3:36pm: The NFL’s all-time scoring leader confirmed he will hang up his cleats. Vinatieri acknowledged during an appearance on The Pat McAfee Show (video link) he will not attempt to play a 25th season. An official announcement should follow soon, and the longtime Patriots and Colts kicker should be expected to land in Canton at some point.

9:28am: Ideally, Adam Vinatieri would like to play through his 49th birthday in December. But, at this stage, the longtime NFL kicker doesn’t see it happening.

I haven’t officially retired, but I’m probably on that way,” Vinatieri said in a recent interview with Morten Andersen (via the Indy Star). “Like I said, I’m continuing to do stuff to try and get there. It’s just not … there might be a time to officially do that here in the near future.”

Vinatieri’s contract with the Colts expired at the end of the 2019 season, making him an unrestricted free agent. The veteran planned on returning to the field in 2020, but quarantine life hampered the rehabilitation of his surgically-repaired knee. Meanwhile, the Colts moved on to undrafted rookie kicker Rodrigo Blankenship.

On the whole, Vinatieri’s career has been legendary. Over the course of 24 seasons, he captured four Super Bowl rings, three First Team All-Pro nods, and countless clutch kicks. His late-year injury resulted in his first missed game since Super Bowl XLIV. And, with the Colts, he had perfect attendance dating back to 2010.

With that said, Vinatieri did show some signs of slowing down in 2019. He made just 17 of his 25 field goal tries and 22 of his 28 extra points.
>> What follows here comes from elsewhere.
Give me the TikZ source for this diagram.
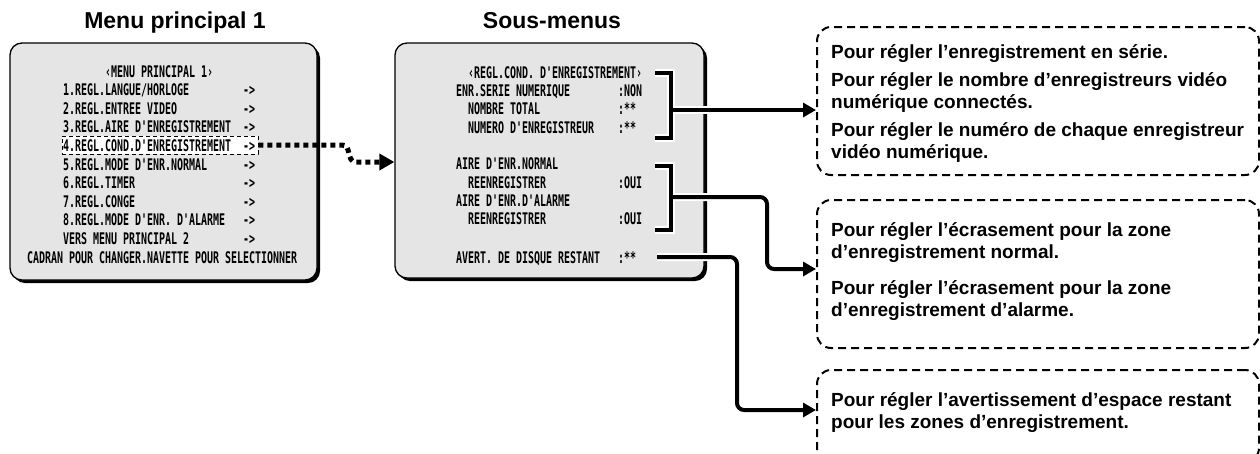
\documentclass[tikz,border=0pt]{standalone}
\usepackage{fontspec}
\setmainfont{Liberation Sans}
\newfontfamily\osd{DejaVu Sans Mono}[FakeStretch=0.623]
\usetikzlibrary{arrows.meta,shadows}
\begin{document}
\begin{tikzpicture}[x=1pt,y=-1pt,
  ttl/.style={font=\fontsize{23}{26}\selectfont\bfseries, anchor=base, inner sep=0pt},
  menubox/.style={draw=black, line width=1.3pt, fill=gray!20, rounded corners=12pt, inner sep=0pt,
    drop shadow={shadow xshift=3pt, shadow yshift=-3pt, fill=black, opacity=1}},
  osdt/.style={font=\osd\bfseries\fontsize{16}{18}\selectfont\frenchspacing, anchor=base west, inner sep=0pt},
  hlbox/.style={draw=black, fill=white, line width=0.8pt, dash pattern=on 4pt off 3pt, inner sep=0pt},
  dbox/.style={draw=black, line width=2pt, dash pattern=on 8pt off 5pt, rounded corners=14pt, inner sep=0pt},
  desc/.style={font=\fontsize{19}{22}\selectfont\bfseries, anchor=base west, inner sep=0pt},
  brk/.style={line width=4pt, preaction={draw=white, line width=8pt}},
  conn/.style={line width=4pt, rounded corners=7pt, preaction={draw=white, line width=8pt},
    -{Triangle[length=13pt,width=14pt]}},
  dotarrow/.style={line width=5pt, dash pattern=on 5pt off 4pt, -{Triangle[length=15pt,width=16pt]}}
]
\useasboundingbox (0,0) rectangle (1260,453);
\clip (0,0) rectangle (1260,453);

% titles
\node[ttl] (t1) at (175,28) {Menu principal 1};
\node[ttl] (t2) at (552,28) {Sous-menus};

% menu boxes
\node[menubox, minimum width=307pt, minimum height=237pt] (menu1) at (163.5,161.5) {};
\node[menubox, minimum width=309pt, minimum height=235pt] (menu2) at (549.5,160.5) {};

% highlight of line 4
\node[hlbox, minimum width=196pt, minimum height=18pt] (hl) at (160,145) {};

% main menu text
\node[osdt] (m0) at (105,77) {‹MENU PRINCIPAL 1›};
\node[osdt] (m1) at (63,95.6) {1.REGL.LANGUE/HORLOGE};
\node[osdt] (m2) at (63,114.2) {2.REGL.ENTREE VIDEO};
\node[osdt] (m3) at (63,132.8) {3.REGL.AIRE D'ENREGISTREMENT};
\node[osdt] (m4) at (63,151.4) {4.REGL.COND.D'ENREGISTREMENT};
\node[osdt] (m5) at (63,170) {5.REGL.MODE D'ENR.NORMAL};
\node[osdt] (m6) at (63,188.6) {6.REGL.TIMER};
\node[osdt] (m7) at (63,207.2) {7.REGL.CONGE};
\node[osdt] (m8) at (63,225.8) {8.REGL.MODE D'ENR. D'ALARME};
\node[osdt] (m9) at (63,244.4) {VERS MENU PRINCIPAL 2};
\node[osdt] (m10) at (27,263) {CADRAN POUR CHANGER.NAVETTE POUR SELECTIONNER};
\foreach \yy [count=\k] in {95.6,114.2,132.8,151.4,170,188.6,207.2,225.8,244.4}
  \node[osdt] (ar\k) at (243,\yy) {->};

% sub menu text
\node[osdt] (s0) at (468,78) {‹REGL.COND. D'ENREGISTREMENT›};
\node[osdt] (s1) at (456,96) {ENR.SERIE NUMERIQUE};
\node[osdt] (s2) at (468,114) {NOMBRE TOTAL};
\node[osdt] (s3) at (468,133) {NUMERO D'ENREGISTREUR};
\node[osdt] (s4) at (456,169) {AIRE D'ENR.NORMAL};
\node[osdt] (s5) at (468,188) {REENREGISTRER};
\node[osdt] (s6) at (456,206) {AIRE D'ENR.D'ALARME};
\node[osdt] (s7) at (468,224) {REENREGISTRER};
\node[osdt] (s8) at (456,263) {AVERT. DE DISQUE RESTANT};
\node[osdt] (v1) at (618,96) {:NON};
\node[osdt] (v2) at (618,114) {:**};
\node[osdt] (v3) at (618,133) {:**};
\node[osdt] (v5) at (618,188) {:OUI};
\node[osdt] (v7) at (618,224) {:OUI};
\node[osdt] (v8) at (618,263) {:**};

% dotted arrow
\coordinate (d1) at (342,145);
\coordinate (d2) at (356,162);
\draw[dotarrow] (hl.east) -- (d1) .. controls (352,145) and (346,162) .. (d2) -- (menu2.west |- d2);

% description boxes
\node[dbox, minimum width=442pt, minimum height=148pt] (boxA) at (1038,101) {};
\node[dbox, minimum width=442pt, minimum height=148pt] (boxB) at (1038,274) {};
\node[dbox, minimum width=442pt, minimum height=92pt] (boxC) at (1038,416) {};

\node[desc] (a1) at (831,58) {Pour régler l’enregistrement en série.};
\node[desc] (a2) at (831,86) {Pour régler le nombre d’enregistreurs vidéo};
\node[desc] (a3) at (831,108) {numérique connectés.};
\node[desc] (a4) at (831,136) {Pour régler le numéro de chaque enregistreur};
\node[desc] (a5) at (831,158) {vidéo numérique.};
\node[desc] (b1t) at (831,236) {Pour régler l’écrasement pour la zone};
\node[desc] (b2t) at (831,258) {d’enregistrement normal.};
\node[desc] (b3t) at (831,294) {Pour régler l’écrasement pour la zone};
\node[desc] (b4t) at (831,316) {d’enregistrement d’alarme.};
\node[desc] (c1t) at (831,406) {Pour régler l’avertissement d’espace restant};
\node[desc] (c2t) at (831,428) {pour les zones d’enregistrement.};

% brackets
\draw[brk] (655,73) -- (671,73) -- (671,138) -- (655,138);
\draw[brk] (655,166) -- (671,166) -- (671,230) -- (655,230);

% connectors
\coordinate (b1) at (673,110);
\coordinate (b2) at (673,197);
\coordinate (b3) at (657,257);
\coordinate (k2) at (767,269);
\coordinate (k3) at (737,410);
\draw[conn] (b1) -- (boxA.west |- b1);
\draw[conn] (b2) -| (k2) -- (boxB.west |- k2);
\draw[conn] (b3) -| (k3) -- (boxC.west |- k3);
\end{tikzpicture}
\end{document}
The Colts had issues beyond the special teams unit, of course, but those misses did not help matters as they dropped out of playoff contention.

When you get to be our age, and you’ve kicked as many balls as we have, things start to wear out a little bit,” Vinatieri said. “Unfortunately, it was a little bit more than we were hoping. We knew we had some stuff in (the knee) that needed to be fixed. But when our surgeon went in there, he said, ‘I’m not giving you the 40,000-mile overhaul; it looked like we gave you the 80,000-mile overhaul.’”

If Vinatieri returns for another NFL season, it’ll be a historic feat. Currently, quarterback/kicker George Blanda holds the league’s all-time record on that front having played at the age of 48 in the 1975 season.